Re: Git Issues: Reserved Stream-ID Bit

Let's kill this thread. There's already another email thread on this:
http://lists.w3.org/Archives/Public/ietf-http-wg/2013AprJun/0135.html.
Respond there?

And I don't grok your proposal. Even/odd is distinguished via a single bit.
Your proposal seems to suggest using a single bit to indicate
directionality. That sounds like the same thing, except maybe you're
changing which bit is getting used. And I guess you're arguing that you
want to use the reserved bit to get twice the stream id space. I don't see
any compelling argument which says the factor of 2 difference will matter
much either way.

If no one wants to use the reserved bit, sure, let's use it for the stream
id space. Whatever.
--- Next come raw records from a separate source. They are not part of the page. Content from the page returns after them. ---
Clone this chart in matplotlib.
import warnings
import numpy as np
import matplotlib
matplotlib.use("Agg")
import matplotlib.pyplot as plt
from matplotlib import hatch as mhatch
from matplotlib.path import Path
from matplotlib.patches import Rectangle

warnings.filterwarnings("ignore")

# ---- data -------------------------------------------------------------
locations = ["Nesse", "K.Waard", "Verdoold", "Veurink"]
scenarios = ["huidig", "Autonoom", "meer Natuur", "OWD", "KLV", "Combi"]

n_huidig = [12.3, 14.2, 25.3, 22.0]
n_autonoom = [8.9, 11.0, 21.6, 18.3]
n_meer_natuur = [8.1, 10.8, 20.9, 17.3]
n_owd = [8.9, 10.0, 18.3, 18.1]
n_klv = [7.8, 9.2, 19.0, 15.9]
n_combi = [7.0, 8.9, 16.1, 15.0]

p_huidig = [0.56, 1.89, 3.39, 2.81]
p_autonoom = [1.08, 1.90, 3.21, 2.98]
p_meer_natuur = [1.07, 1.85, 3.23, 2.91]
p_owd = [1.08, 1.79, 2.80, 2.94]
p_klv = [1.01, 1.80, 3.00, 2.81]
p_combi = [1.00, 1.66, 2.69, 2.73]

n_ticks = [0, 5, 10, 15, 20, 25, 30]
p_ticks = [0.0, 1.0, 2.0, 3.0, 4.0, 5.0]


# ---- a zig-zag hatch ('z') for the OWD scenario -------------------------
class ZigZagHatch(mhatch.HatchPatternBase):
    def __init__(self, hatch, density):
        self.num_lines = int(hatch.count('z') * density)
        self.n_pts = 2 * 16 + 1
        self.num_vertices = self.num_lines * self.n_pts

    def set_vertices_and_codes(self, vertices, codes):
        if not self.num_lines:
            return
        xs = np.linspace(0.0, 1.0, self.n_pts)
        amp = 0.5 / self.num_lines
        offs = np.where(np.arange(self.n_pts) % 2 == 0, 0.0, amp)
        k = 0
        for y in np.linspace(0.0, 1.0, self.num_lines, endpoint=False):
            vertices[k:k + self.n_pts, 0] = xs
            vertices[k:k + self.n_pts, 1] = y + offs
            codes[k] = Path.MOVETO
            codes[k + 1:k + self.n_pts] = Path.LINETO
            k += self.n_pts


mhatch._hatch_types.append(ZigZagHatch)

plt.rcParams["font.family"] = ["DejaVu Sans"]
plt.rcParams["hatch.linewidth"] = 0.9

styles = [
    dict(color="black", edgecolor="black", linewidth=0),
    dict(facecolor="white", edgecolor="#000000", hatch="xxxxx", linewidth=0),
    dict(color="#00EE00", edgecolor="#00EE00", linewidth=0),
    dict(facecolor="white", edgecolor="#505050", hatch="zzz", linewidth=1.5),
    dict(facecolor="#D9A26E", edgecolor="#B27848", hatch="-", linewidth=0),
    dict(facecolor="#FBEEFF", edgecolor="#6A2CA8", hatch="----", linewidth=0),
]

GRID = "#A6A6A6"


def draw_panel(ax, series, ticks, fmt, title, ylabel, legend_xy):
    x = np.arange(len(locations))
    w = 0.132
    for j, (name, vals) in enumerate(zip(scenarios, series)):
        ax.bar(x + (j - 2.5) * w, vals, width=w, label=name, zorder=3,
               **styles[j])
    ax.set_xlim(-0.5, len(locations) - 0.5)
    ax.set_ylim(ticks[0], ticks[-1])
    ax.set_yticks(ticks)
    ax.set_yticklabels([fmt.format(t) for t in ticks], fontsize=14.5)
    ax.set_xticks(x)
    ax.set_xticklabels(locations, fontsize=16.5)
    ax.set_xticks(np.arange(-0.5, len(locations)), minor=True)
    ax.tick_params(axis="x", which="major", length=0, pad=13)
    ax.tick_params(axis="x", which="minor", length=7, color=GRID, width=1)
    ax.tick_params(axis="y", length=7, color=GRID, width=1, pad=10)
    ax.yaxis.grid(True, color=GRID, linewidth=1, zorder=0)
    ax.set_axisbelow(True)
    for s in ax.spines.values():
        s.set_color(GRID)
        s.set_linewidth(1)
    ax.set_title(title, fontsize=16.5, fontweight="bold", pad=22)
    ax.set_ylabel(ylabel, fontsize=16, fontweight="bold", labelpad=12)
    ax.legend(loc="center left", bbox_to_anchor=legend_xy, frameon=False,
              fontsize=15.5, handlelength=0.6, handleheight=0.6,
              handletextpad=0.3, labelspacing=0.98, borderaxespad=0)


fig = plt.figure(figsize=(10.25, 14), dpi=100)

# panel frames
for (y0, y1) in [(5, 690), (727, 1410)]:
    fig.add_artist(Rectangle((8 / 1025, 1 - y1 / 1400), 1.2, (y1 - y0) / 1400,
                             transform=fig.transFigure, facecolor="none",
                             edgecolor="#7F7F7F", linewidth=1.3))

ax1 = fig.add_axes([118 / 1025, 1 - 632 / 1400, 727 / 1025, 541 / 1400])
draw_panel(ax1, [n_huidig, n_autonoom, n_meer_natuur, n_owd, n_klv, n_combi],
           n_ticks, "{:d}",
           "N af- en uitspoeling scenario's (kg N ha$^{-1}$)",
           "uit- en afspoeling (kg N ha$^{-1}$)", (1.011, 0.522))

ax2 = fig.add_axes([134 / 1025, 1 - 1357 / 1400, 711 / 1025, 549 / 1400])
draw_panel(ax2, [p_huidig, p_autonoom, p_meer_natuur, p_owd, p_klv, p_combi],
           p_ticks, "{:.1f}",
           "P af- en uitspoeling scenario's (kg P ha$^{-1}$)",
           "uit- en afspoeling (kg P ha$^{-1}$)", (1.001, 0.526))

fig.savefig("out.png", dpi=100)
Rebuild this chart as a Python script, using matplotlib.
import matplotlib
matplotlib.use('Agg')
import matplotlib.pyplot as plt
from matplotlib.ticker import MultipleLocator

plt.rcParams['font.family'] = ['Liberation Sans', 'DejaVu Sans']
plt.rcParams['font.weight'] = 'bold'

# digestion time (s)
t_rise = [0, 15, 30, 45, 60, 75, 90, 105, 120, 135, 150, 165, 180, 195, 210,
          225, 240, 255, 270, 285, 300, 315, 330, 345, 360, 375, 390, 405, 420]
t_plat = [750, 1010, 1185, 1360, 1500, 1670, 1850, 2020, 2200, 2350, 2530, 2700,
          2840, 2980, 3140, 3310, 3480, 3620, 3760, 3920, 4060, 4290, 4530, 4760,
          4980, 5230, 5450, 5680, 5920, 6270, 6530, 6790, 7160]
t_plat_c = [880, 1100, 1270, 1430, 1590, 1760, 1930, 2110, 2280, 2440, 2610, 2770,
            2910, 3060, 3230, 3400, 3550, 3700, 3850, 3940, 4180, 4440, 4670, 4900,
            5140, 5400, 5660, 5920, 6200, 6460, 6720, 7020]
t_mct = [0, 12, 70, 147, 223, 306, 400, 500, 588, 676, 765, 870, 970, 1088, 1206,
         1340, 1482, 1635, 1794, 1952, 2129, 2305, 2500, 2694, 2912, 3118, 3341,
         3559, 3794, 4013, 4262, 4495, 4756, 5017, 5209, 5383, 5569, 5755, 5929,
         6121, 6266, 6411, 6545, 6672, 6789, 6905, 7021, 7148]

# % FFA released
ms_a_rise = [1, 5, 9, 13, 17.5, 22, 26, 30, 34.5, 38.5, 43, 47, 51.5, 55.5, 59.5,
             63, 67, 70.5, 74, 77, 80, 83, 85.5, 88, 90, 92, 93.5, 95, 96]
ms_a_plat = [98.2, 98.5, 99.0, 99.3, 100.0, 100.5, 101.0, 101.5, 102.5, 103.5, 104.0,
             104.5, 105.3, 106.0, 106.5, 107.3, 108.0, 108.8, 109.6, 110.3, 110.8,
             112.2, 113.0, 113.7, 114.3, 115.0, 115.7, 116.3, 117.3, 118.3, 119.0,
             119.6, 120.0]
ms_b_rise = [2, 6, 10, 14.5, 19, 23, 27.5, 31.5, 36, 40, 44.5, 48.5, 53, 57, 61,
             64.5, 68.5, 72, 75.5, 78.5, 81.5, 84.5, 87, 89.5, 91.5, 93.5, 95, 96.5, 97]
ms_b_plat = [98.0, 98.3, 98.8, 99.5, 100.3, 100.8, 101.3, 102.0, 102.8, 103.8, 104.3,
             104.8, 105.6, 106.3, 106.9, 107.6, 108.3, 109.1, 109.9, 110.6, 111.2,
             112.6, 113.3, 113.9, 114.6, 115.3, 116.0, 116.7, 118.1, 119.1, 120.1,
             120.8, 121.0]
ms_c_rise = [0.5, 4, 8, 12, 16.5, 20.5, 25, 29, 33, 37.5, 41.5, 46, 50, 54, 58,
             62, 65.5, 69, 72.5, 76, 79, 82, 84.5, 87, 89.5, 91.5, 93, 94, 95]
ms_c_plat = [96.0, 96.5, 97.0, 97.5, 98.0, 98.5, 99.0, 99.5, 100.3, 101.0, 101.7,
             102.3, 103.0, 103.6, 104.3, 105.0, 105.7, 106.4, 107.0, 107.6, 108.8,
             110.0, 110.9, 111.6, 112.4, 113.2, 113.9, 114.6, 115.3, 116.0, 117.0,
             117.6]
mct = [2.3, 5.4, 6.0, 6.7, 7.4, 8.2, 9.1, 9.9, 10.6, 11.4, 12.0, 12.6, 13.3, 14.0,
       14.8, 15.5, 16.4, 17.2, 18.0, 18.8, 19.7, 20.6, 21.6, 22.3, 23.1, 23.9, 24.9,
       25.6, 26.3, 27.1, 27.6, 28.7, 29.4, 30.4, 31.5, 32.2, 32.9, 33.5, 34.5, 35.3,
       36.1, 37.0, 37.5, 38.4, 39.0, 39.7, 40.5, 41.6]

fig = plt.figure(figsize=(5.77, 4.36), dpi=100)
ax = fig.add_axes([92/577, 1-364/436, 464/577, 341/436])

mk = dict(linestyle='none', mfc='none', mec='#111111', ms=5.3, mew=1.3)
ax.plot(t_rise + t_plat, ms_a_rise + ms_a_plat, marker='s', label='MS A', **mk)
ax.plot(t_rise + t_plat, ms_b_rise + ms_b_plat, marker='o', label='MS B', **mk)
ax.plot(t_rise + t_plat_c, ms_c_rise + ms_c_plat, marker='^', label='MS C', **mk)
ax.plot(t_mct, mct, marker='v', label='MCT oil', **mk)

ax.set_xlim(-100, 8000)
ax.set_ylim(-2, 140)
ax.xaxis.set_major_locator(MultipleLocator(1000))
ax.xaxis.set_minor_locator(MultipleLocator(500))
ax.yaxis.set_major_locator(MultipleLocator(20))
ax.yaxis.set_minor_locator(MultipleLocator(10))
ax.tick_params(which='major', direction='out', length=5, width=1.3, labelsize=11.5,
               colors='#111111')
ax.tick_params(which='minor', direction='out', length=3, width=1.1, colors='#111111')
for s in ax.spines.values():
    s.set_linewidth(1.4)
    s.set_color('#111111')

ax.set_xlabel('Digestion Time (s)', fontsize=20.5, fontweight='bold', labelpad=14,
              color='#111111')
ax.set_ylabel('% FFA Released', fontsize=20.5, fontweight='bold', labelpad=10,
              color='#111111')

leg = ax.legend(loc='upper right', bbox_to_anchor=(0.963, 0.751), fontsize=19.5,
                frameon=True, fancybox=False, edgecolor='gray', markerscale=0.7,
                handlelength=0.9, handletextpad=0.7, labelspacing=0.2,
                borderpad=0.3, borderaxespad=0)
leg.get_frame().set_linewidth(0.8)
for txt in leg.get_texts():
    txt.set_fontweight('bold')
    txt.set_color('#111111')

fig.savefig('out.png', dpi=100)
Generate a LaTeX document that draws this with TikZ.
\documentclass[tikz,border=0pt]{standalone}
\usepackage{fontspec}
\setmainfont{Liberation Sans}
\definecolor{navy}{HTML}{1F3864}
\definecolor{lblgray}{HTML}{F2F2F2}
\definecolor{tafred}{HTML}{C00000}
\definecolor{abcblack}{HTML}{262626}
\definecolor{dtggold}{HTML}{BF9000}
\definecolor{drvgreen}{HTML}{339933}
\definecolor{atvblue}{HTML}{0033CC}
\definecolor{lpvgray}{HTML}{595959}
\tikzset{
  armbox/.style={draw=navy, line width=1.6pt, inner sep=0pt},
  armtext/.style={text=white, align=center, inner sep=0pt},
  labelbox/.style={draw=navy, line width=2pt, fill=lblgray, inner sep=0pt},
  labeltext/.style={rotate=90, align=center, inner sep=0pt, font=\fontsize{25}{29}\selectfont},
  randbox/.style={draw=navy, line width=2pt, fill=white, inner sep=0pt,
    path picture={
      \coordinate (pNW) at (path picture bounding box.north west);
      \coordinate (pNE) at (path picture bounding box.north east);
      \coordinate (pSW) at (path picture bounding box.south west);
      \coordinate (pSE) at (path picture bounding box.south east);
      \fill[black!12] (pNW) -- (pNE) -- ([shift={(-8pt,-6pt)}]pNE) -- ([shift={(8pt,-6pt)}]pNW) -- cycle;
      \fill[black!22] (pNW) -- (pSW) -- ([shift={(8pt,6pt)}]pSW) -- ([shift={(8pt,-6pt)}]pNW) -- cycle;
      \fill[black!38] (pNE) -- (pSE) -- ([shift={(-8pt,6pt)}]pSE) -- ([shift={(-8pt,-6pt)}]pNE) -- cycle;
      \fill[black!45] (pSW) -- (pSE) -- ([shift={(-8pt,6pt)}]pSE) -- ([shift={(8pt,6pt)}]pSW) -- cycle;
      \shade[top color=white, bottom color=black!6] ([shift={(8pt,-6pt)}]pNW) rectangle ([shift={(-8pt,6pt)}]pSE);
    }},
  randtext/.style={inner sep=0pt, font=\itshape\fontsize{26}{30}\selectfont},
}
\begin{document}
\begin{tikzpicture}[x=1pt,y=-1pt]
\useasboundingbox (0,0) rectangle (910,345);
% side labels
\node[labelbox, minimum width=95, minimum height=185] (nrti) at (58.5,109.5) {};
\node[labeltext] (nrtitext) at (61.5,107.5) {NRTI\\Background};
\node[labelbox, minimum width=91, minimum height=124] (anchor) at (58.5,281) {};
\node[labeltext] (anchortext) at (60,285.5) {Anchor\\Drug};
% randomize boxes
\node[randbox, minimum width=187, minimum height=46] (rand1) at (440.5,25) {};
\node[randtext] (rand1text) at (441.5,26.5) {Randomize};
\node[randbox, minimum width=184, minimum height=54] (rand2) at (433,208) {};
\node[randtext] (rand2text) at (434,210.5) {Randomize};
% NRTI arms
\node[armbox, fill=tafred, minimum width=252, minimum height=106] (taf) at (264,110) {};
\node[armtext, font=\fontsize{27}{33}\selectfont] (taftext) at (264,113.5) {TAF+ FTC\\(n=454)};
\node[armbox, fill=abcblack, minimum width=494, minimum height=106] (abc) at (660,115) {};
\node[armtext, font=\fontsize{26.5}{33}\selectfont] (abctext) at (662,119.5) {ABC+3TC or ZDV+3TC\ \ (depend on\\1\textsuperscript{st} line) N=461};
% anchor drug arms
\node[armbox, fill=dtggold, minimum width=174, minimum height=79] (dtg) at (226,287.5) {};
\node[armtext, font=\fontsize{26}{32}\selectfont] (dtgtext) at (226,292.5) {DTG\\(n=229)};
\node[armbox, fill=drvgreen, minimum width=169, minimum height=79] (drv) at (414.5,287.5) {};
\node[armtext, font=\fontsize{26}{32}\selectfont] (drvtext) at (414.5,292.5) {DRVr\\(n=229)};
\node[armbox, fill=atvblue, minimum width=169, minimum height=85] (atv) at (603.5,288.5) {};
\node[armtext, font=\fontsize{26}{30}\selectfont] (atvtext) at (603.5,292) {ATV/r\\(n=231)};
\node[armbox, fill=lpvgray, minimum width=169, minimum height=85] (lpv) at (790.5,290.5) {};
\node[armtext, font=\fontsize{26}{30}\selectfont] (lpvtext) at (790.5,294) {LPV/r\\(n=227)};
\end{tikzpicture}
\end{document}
But if we foresee use (like SPDY/4 proposes to do so
with reprioritization), then maybe we want to reserve that bit. I don't
care if it gets removed from the current draft spec.

Anyway, let's move this back to the other thread rather than forking
threads unnecessarily.


On Sat, Apr 20, 2013 at 12:43 PM, James M Snell <jasnell@gmail.com> wrote:

> Per: https://github.com/http2/http2-spec/issues/67
>
> The question is: "R: A reserved 1-bit field. The semantics of this bit
> are not defined...What is the purpose for this field?...Why not just
> have a 32-bit stream identifier?
>
> Currently, the spec mandates that stream ID's originating from the
> client must be odd, and stream ID's originating from the server must
> be even. This makes for a much more restricted range of stream id's
> and ensures that they'll be used up much faster. Personally, I'd
> prefer that this extra reserved bit be used to indicate the
> "directionality" of the stream. All streams originating from the
> client would have this bit unset, all streams originating from the
> server would have this bit set. This gives each side a total of
> (2^32)-1 streams to work with. That ought to be more than enough.